[Data provided]
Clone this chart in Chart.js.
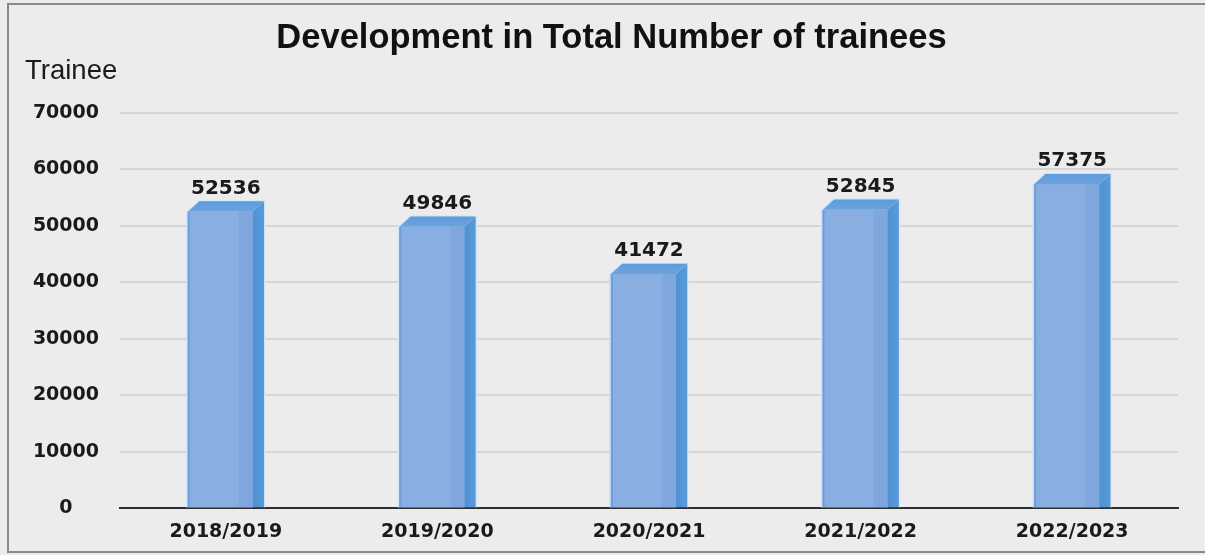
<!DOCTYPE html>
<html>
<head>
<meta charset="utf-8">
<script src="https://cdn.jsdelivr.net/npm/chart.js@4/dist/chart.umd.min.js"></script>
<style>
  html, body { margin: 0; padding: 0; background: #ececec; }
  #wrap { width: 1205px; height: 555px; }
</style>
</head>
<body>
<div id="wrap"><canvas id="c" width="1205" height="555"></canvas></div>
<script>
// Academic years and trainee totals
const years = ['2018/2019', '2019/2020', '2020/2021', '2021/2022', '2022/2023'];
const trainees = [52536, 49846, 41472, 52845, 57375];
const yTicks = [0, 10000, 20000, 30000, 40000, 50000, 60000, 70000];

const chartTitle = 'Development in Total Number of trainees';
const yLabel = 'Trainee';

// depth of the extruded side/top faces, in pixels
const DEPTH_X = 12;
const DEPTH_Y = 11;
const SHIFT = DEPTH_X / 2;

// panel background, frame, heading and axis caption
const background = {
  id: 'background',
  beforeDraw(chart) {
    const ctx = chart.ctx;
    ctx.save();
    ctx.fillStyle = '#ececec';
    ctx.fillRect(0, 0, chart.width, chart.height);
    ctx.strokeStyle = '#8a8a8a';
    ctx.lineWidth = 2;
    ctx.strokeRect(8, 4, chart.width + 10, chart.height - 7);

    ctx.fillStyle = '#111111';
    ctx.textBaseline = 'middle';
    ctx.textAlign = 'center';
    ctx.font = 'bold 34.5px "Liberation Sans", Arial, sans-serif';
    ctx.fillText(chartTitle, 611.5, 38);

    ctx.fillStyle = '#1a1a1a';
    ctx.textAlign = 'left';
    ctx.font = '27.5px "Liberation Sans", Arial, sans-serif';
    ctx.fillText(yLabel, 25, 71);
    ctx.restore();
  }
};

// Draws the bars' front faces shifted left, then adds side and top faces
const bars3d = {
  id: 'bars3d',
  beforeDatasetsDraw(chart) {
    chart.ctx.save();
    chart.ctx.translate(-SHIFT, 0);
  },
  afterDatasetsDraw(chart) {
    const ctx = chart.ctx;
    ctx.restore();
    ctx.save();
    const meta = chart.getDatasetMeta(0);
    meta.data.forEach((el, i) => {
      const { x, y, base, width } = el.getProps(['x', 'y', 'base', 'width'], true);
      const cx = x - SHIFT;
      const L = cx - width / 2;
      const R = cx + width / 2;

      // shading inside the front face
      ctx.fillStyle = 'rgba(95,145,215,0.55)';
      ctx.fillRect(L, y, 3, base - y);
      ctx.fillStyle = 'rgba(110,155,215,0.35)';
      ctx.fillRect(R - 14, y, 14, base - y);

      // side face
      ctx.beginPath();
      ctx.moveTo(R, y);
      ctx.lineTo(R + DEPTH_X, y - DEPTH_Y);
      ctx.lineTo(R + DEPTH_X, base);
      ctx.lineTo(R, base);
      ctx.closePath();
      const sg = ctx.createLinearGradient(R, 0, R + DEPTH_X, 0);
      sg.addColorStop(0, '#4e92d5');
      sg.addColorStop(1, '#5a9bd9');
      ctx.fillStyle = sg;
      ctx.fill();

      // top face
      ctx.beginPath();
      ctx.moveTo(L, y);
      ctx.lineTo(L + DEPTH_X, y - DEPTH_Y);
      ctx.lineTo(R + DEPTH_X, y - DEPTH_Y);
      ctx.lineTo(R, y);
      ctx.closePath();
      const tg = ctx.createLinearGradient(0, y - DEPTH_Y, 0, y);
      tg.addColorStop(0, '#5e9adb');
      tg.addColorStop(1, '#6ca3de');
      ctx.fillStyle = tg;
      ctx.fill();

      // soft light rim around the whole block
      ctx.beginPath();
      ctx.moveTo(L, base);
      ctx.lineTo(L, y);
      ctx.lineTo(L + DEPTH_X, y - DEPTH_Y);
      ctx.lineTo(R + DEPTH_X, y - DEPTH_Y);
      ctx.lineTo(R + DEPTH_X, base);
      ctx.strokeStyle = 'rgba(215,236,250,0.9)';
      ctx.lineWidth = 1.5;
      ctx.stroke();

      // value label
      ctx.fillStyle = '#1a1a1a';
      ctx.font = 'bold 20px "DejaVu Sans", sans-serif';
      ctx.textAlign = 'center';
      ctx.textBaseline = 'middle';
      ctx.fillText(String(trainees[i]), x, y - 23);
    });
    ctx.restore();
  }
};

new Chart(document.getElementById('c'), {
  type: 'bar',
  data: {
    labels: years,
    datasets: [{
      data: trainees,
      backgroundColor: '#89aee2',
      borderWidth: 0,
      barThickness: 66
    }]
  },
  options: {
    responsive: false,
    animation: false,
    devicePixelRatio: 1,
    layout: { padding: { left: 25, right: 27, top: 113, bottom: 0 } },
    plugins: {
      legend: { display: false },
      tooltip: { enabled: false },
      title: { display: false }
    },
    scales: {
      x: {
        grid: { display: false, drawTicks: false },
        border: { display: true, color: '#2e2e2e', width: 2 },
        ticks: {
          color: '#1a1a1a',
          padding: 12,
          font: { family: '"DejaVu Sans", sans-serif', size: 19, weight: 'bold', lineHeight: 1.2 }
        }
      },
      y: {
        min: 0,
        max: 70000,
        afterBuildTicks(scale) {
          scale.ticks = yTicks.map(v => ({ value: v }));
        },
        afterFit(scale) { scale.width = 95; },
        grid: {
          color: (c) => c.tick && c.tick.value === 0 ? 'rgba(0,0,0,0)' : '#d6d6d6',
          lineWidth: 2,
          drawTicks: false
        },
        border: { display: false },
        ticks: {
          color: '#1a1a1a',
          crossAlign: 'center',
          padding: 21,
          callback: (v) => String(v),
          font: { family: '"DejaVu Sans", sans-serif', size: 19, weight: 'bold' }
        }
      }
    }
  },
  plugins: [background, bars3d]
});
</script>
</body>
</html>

[Work instructions] Every line from the top of the material above through the line with "ctx.strokeRect(8, 4, chart.width" should be duplicated exactly, please; leave out the pictures.

[Reply]
Clone this chart in Chart.js.
<!DOCTYPE html>
<html>
<head>
<meta charset="utf-8">
<script src="https://cdn.jsdelivr.net/npm/chart.js@4/dist/chart.umd.min.js"></script>
<style>
  html, body { margin: 0; padding: 0; background: #ececec; }
  #wrap { width: 1205px; height: 555px; }
</style>
</head>
<body>
<div id="wrap"><canvas id="c" width="1205" height="555"></canvas></div>
<script>
// Academic years and trainee totals
const years = ['2018/2019', '2019/2020', '2020/2021', '2021/2022', '2022/2023'];
const trainees = [52536, 49846, 41472, 52845, 57375];
const yTicks = [0, 10000, 20000, 30000, 40000, 50000, 60000, 70000];

const chartTitle = 'Development in Total Number of trainees';
const yLabel = 'Trainee';

// depth of the extruded side/top faces, in pixels
const DEPTH_X = 12;
const DEPTH_Y = 11;
const SHIFT = DEPTH_X / 2;

// panel background, frame, heading and axis caption
const background = {
  id: 'background',
  beforeDraw(chart) {
    const ctx = chart.ctx;
    ctx.save();
    ctx.fillStyle = '#ececec';
    ctx.fillRect(0, 0, chart.width, chart.height);
    ctx.strokeStyle = '#8a8a8a';
    ctx.lineWidth = 2;
    ctx.strokeRect(8, 4, chart.width + 10, chart.height - 7);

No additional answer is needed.